Fortunately, it’s a much milder form of the disease than the one that caused so much concern decades ago. Mumps can lower sperm counts and affect fertility.
Haselow says before vaccines were available, mumps caused swollen testicles in 30 percent to 50 percent of post-adolescent men with mumps, and it affected the fertility of a quarter of those men.
“We have seen markedly lower levels of the complications you might see in the absence of vaccination,” he said.
Out of more than 1,000 cases of mumps among boys and men in Arkansas, the state has only identified eight cases of swollen testicles, Haselow said. And they haven’t seen a single case of another serious complication: brain inflammation.
“So it’s very, very clear that the vaccine is actually making the mumps disease we’ve seen milder than expected,” he said.
About 90 percent of school-aged youth in Arkansas have had at least one dose of the MMR vaccine, which protects against mumps as well as measles and rubella. But the rate for adults is around 40 percent (people over the age of 60 are assumed to have natural immunity because almost all of them were exposed to the mumps virus as children). The state has set up more than 50 vaccine clinics to help boost the overall immunity rate.
Manisha Patel, a medical officer at the Centers for Disease Control and Prevention, says the mumps component of the vaccine isn’t quite as potent as those for measles and rubella. It’s about 88 percent effective, which means in a room of 100 vaccinated people, 88 will be protected, but 12 can still come down with the mumps.
That’s not perfect, but it was good enough to put an end to mumps epidemics, which swept the U.S. until the 1960s.

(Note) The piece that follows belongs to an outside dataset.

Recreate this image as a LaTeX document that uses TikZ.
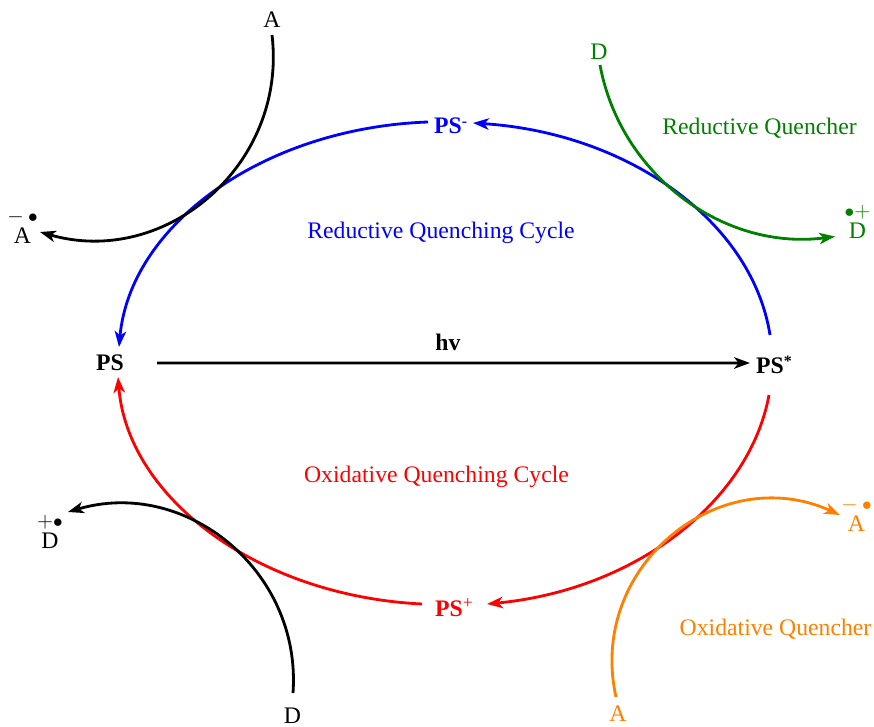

“There were millions of cases of mumps that were ongoing at that time,” Patel says. “And now we’re reaching anywhere from a couple of hundred depending on the year to a couple of thousand. But the CDC is concerned why we’re having a large number this year, and we’re working very hard with states to understand why that’s happening.”
In Arkansas, Haselow says the outbreak seems to be easing.
“We’re very hopeful that the holidays will help this slow down,” he says.
Kids will not only get a break from class; they’ll be less likely to pick up the mumps.